## WHAT IS BEING ASKED
Print, please, exactly and only the lines between the line holding "Write the Altair code for this chart." and the line holding "0.09, 0.08, 0.07, 0.04, 0.005, 0.0, 0.03, -0.02, 0.005]", inclusive, omitting any pictures.
※ ※ ※
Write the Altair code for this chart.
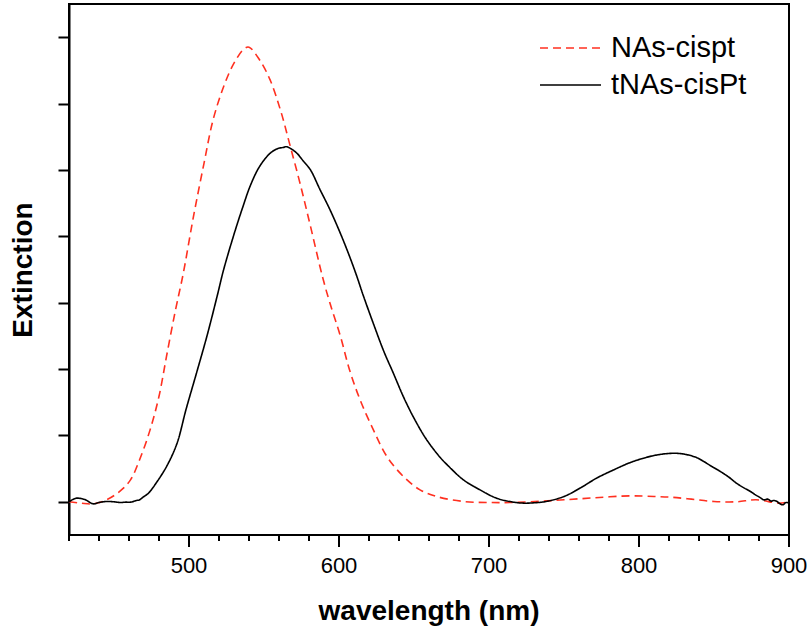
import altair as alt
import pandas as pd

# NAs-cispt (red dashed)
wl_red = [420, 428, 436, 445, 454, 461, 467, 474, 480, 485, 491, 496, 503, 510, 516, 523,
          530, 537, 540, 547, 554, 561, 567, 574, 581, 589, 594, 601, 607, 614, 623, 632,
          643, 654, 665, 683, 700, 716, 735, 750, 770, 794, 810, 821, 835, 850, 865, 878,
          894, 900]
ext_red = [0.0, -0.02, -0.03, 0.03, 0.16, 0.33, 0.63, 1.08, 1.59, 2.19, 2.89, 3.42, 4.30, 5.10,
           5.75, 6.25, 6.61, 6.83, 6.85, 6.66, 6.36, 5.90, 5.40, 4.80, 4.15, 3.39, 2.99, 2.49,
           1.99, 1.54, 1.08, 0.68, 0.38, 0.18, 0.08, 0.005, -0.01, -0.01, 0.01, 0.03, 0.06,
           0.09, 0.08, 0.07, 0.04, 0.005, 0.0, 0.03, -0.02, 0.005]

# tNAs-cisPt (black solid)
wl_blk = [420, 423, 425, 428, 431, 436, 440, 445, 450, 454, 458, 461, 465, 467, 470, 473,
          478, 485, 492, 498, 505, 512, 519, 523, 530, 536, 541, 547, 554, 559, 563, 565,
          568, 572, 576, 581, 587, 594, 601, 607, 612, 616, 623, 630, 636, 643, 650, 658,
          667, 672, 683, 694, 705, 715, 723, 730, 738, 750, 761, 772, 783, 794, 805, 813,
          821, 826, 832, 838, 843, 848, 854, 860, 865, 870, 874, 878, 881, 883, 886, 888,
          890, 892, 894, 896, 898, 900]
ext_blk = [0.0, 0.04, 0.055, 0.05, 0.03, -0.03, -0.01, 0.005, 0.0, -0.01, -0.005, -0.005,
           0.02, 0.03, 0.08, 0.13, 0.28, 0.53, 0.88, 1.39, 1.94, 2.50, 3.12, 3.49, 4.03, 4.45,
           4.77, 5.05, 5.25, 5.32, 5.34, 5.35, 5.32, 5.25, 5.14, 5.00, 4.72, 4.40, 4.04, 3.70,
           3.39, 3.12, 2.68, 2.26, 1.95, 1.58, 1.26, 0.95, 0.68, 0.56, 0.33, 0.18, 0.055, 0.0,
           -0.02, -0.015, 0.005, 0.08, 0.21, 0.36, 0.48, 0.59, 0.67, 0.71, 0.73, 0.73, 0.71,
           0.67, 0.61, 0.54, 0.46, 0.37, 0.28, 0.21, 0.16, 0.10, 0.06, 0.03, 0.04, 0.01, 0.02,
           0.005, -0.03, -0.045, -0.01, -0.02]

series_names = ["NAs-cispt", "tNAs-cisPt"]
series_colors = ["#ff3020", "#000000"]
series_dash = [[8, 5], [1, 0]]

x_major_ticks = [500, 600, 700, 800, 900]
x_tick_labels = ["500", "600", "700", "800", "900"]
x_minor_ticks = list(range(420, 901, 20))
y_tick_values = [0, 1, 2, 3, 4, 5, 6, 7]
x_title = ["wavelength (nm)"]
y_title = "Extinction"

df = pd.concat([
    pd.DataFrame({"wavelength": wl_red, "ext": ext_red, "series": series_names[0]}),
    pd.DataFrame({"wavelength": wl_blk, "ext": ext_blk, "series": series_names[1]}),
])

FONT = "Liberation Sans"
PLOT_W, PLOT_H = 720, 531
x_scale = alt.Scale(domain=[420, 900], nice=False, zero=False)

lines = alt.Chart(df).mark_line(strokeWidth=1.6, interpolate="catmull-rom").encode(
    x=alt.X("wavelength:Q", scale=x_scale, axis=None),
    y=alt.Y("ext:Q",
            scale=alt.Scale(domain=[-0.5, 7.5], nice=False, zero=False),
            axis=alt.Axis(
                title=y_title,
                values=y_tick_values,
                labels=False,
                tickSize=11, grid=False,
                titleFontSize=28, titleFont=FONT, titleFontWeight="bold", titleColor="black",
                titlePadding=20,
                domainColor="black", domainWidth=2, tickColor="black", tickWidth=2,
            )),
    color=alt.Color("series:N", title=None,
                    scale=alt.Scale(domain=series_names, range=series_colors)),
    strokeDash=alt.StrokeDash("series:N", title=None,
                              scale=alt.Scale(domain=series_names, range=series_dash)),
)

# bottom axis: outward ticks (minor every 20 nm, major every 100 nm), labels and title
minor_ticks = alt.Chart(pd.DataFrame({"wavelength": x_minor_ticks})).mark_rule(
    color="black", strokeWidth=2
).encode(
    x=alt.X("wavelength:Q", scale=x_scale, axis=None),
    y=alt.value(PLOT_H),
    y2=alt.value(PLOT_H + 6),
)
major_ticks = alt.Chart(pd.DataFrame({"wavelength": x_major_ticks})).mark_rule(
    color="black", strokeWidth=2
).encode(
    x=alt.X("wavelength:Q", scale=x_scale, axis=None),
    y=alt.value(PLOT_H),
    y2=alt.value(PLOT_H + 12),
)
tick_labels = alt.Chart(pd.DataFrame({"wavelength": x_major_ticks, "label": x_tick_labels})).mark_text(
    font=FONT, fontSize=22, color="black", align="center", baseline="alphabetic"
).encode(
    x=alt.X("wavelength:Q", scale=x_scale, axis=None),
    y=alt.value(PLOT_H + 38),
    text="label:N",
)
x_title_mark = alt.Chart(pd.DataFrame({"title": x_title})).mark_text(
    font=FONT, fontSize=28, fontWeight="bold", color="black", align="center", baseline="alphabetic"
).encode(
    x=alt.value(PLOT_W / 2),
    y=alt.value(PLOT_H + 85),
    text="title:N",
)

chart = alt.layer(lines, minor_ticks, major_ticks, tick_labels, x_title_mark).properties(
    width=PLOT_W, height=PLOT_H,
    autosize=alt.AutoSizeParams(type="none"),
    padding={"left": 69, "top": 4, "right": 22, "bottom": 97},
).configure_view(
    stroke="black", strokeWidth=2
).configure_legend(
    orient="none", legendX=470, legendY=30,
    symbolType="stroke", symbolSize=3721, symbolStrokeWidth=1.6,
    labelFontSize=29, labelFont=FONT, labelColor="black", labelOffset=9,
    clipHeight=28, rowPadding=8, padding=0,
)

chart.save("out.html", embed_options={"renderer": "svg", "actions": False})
※ ※ ※
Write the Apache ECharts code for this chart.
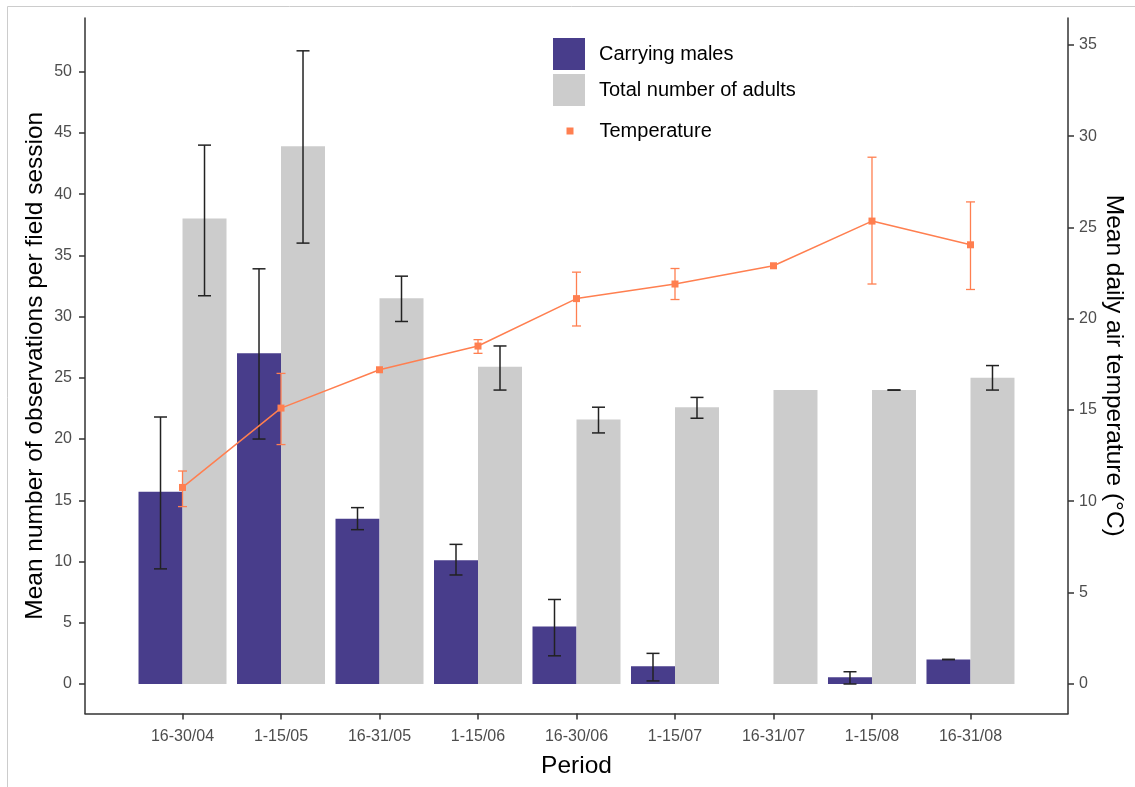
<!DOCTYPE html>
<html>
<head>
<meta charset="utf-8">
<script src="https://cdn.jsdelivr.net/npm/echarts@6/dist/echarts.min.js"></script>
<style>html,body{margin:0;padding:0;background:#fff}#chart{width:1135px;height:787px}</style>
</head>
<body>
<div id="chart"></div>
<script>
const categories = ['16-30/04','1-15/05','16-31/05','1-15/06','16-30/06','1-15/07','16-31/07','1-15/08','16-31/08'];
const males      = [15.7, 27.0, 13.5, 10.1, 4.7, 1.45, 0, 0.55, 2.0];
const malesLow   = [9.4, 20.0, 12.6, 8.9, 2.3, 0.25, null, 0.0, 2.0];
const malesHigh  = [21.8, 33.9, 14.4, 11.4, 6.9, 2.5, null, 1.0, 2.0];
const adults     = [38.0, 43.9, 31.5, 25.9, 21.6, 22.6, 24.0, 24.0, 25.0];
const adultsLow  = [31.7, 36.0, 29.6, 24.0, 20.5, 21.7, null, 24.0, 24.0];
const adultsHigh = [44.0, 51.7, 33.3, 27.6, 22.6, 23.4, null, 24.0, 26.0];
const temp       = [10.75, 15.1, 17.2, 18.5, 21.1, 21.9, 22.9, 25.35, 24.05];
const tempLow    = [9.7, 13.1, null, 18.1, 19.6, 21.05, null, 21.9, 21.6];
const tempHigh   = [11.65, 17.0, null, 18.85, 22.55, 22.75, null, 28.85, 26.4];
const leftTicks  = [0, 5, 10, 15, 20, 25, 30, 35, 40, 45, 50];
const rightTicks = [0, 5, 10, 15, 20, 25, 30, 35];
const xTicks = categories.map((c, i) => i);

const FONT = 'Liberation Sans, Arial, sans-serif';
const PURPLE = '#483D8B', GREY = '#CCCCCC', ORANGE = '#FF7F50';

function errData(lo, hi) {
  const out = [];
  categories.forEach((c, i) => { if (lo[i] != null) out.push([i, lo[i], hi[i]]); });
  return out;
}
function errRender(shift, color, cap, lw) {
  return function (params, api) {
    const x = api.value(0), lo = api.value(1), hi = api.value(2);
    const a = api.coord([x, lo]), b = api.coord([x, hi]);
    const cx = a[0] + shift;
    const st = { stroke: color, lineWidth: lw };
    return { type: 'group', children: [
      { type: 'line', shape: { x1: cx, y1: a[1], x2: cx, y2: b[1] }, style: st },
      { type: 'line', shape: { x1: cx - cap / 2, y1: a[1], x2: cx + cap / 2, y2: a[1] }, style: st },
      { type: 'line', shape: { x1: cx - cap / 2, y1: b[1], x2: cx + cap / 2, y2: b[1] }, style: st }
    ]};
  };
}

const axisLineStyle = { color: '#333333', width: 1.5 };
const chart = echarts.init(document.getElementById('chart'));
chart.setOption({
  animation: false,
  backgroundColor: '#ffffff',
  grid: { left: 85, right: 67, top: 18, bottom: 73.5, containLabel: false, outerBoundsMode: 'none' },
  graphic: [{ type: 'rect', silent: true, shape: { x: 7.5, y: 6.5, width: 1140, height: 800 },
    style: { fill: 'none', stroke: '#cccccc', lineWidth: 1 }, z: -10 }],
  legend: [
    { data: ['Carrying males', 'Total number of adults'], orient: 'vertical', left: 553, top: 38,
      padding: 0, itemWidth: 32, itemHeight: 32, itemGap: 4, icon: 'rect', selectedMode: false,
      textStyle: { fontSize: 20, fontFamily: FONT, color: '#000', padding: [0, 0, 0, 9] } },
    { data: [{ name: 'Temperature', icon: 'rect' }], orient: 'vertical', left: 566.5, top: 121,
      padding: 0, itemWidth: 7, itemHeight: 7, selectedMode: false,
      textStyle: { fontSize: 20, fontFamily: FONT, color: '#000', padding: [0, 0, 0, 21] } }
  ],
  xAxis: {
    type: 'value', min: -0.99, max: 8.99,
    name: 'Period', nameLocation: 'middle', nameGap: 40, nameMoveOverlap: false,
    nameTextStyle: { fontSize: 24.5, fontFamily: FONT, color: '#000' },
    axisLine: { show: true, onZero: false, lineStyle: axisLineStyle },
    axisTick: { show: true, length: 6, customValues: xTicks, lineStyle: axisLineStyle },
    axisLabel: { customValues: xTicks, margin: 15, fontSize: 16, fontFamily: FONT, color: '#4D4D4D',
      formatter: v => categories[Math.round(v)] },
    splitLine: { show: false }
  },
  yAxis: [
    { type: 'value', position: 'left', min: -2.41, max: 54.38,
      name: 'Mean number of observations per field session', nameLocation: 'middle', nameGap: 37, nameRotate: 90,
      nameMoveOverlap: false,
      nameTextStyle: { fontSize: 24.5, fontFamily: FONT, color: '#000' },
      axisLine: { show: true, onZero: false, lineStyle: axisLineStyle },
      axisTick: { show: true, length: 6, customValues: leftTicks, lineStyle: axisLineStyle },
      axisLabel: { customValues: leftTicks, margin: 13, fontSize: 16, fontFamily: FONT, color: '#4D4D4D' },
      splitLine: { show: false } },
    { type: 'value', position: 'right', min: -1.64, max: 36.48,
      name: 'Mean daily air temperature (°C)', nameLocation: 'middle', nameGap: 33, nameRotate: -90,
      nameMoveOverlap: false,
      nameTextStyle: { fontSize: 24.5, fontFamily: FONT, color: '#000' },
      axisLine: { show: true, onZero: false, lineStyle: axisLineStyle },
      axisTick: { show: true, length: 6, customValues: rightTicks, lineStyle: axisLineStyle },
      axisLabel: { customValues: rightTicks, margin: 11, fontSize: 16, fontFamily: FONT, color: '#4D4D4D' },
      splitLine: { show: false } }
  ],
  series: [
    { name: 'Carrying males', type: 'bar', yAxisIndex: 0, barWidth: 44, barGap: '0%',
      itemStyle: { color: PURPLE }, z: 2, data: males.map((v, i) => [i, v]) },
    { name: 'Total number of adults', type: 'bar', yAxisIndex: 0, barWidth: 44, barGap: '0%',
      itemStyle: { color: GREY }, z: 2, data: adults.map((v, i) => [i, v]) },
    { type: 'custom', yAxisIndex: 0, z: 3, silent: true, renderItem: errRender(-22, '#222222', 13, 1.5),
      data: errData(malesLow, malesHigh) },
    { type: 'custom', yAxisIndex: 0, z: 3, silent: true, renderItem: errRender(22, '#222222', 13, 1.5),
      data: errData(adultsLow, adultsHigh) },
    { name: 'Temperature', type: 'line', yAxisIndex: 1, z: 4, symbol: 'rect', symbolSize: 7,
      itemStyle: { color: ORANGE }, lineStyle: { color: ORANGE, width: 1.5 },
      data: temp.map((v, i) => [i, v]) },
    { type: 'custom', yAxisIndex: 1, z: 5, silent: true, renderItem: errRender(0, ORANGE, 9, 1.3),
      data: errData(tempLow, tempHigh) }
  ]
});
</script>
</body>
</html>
※ ※ ※
## EXERCISE OUTPUT
Write the Altair code for this chart.
import altair as alt
import pandas as pd

# NAs-cispt (red dashed)
wl_red = [420, 428, 436, 445, 454, 461, 467, 474, 480, 485, 491, 496, 503, 510, 516, 523,
          530, 537, 540, 547, 554, 561, 567, 574, 581, 589, 594, 601, 607, 614, 623, 632,
          643, 654, 665, 683, 700, 716, 735, 750, 770, 794, 810, 821, 835, 850, 865, 878,
          894, 900]
ext_red = [0.0, -0.02, -0.03, 0.03, 0.16, 0.33, 0.63, 1.08, 1.59, 2.19, 2.89, 3.42, 4.30, 5.10,
           5.75, 6.25, 6.61, 6.83, 6.85, 6.66, 6.36, 5.90, 5.40, 4.80, 4.15, 3.39, 2.99, 2.49,
           1.99, 1.54, 1.08, 0.68, 0.38, 0.18, 0.08, 0.005, -0.01, -0.01, 0.01, 0.03, 0.06,
           0.09, 0.08, 0.07, 0.04, 0.005, 0.0, 0.03, -0.02, 0.005]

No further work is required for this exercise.